What to work on: Write the lines out exactly as they stand, from the one containing "Write a Python" through the one containing "n_years = list(range(1960, 2013))", and only those. Omit pictures.

Stored data:
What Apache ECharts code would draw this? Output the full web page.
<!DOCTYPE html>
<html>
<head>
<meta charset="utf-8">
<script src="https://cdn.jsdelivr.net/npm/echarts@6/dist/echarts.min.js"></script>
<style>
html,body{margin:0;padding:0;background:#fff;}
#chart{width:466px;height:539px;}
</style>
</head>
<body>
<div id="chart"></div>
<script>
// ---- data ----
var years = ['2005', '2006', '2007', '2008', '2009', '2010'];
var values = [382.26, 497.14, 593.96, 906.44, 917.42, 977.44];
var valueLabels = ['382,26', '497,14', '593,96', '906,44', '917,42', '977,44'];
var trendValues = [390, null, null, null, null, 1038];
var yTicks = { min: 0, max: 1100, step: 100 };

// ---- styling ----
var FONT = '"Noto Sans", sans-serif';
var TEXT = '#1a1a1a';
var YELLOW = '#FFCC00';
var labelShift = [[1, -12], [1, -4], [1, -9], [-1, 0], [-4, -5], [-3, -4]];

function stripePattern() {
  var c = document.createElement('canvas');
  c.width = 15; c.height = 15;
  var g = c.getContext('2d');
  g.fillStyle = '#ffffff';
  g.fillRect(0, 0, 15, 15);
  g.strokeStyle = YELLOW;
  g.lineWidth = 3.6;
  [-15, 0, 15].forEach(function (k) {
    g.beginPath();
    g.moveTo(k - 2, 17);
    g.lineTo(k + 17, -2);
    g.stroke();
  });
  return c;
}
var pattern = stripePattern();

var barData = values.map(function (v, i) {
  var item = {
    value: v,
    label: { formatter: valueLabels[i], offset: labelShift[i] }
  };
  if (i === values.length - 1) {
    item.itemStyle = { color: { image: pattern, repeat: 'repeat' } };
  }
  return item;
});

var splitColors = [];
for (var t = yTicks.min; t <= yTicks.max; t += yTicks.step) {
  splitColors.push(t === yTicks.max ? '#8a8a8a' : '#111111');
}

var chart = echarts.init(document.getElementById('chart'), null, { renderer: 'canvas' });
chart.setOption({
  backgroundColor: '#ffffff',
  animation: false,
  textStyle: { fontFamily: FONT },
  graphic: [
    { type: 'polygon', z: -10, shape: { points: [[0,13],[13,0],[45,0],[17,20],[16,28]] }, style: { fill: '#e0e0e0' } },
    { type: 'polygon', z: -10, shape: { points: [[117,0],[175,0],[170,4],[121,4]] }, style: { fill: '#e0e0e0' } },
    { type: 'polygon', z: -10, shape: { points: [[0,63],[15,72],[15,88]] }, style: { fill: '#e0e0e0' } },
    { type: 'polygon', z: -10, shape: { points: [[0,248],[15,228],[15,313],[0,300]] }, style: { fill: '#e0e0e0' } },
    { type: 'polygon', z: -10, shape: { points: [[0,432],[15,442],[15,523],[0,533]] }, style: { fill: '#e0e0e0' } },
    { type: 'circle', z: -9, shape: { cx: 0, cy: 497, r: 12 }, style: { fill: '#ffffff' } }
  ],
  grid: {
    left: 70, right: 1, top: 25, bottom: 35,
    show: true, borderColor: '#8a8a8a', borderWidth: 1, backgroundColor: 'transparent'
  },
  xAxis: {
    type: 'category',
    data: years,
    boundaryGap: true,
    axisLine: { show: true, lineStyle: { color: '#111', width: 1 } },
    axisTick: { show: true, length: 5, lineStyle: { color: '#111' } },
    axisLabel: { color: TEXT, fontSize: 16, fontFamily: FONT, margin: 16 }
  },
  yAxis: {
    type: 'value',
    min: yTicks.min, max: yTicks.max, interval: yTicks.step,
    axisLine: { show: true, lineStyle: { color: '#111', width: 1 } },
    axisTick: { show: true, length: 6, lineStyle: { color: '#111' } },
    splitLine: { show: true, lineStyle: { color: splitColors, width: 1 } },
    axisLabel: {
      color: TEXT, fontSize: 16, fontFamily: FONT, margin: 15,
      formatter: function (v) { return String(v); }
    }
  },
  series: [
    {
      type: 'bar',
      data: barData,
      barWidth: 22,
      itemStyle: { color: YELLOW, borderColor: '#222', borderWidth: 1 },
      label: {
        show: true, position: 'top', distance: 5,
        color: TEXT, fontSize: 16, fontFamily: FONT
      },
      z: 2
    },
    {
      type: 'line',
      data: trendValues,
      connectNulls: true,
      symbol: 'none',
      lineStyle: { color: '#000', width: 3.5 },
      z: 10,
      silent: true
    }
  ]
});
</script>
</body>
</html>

...

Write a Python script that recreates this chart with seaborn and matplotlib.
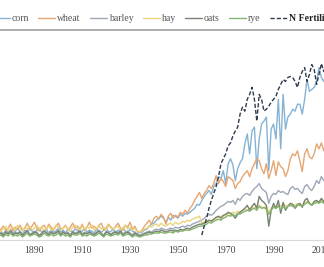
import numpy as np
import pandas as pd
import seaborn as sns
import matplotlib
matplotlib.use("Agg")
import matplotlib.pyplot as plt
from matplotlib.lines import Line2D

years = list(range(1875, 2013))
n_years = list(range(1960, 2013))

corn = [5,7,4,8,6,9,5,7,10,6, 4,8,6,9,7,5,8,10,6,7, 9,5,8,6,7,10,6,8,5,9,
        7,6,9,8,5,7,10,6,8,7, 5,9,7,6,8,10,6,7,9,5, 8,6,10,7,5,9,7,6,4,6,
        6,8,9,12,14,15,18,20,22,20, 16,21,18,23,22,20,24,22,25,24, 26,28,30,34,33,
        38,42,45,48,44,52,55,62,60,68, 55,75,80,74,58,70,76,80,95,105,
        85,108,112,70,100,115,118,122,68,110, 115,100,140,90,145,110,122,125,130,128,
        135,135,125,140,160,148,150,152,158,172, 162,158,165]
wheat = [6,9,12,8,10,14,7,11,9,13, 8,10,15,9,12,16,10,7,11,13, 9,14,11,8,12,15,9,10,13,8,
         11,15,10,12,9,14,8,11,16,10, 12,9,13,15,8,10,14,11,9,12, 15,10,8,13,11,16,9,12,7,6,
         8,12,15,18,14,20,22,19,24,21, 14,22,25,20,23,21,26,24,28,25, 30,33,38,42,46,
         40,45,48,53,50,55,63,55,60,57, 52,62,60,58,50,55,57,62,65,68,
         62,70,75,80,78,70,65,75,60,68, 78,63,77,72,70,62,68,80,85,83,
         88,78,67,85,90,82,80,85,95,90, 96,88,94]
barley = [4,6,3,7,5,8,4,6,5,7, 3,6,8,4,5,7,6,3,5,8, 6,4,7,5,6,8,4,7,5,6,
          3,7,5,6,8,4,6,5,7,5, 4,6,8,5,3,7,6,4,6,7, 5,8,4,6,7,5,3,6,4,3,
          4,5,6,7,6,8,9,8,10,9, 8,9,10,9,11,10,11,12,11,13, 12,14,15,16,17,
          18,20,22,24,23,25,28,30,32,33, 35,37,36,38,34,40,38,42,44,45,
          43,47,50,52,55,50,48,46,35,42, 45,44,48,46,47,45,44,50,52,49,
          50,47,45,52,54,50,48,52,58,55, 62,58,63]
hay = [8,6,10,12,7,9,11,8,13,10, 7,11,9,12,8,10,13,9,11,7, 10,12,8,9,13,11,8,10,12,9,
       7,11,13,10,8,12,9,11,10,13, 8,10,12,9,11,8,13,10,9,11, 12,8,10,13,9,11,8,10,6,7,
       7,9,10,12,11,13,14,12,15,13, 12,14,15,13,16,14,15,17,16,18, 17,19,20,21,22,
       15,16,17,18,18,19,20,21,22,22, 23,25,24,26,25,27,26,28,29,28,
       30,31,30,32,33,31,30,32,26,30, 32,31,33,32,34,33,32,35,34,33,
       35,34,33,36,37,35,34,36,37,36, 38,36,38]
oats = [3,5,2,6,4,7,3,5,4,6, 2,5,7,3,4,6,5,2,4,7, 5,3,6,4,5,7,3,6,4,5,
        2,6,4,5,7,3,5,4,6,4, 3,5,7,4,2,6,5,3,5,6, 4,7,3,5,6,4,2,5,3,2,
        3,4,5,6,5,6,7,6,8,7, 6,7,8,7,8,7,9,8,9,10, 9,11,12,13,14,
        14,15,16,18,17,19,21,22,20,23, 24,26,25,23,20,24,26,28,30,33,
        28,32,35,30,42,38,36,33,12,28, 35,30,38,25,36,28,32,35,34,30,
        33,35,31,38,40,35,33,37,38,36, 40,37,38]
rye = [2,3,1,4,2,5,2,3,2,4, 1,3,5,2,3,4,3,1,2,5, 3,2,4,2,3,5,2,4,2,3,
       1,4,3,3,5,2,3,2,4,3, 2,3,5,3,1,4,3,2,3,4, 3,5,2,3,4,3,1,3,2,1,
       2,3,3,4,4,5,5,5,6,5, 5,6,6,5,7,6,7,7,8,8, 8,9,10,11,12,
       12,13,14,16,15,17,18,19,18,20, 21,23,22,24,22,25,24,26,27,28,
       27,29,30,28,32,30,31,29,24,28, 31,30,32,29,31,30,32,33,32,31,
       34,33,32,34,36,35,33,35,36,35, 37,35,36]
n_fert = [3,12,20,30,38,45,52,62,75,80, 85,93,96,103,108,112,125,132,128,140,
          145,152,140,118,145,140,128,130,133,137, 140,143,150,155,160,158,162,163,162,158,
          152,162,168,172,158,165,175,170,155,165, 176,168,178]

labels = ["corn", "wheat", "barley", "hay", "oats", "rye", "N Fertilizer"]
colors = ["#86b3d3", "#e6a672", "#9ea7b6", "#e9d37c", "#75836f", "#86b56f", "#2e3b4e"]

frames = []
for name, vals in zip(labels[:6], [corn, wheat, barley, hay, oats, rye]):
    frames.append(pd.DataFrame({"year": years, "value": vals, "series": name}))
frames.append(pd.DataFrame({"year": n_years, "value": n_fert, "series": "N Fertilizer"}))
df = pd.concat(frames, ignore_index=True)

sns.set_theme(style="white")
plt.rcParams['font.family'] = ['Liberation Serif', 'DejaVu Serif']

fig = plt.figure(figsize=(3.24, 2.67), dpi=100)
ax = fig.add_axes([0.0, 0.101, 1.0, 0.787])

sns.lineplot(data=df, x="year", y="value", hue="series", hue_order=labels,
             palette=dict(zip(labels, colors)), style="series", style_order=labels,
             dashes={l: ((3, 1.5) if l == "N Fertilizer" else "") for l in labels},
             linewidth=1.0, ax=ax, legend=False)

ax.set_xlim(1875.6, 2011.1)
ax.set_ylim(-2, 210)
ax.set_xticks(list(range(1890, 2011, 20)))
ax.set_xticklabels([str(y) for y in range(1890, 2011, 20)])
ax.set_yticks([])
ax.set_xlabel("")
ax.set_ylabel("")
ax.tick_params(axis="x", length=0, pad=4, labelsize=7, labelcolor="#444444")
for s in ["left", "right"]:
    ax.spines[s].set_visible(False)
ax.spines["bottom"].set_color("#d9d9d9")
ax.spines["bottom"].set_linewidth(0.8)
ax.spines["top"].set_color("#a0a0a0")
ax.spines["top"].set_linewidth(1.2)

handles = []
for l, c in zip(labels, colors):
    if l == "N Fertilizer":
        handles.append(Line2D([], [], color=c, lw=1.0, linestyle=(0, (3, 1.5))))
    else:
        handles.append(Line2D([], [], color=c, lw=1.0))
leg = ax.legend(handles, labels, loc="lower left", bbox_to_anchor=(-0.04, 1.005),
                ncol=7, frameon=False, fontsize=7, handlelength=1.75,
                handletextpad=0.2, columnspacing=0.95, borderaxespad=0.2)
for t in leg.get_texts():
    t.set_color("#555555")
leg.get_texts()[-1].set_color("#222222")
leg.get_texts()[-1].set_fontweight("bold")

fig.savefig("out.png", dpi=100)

Final result:
Write a Python script that recreates this chart with seaborn and matplotlib.
import numpy as np
import pandas as pd
import seaborn as sns
import matplotlib
matplotlib.use("Agg")
import matplotlib.pyplot as plt
from matplotlib.lines import Line2D

years = list(range(1875, 2013))
n_years = list(range(1960, 2013))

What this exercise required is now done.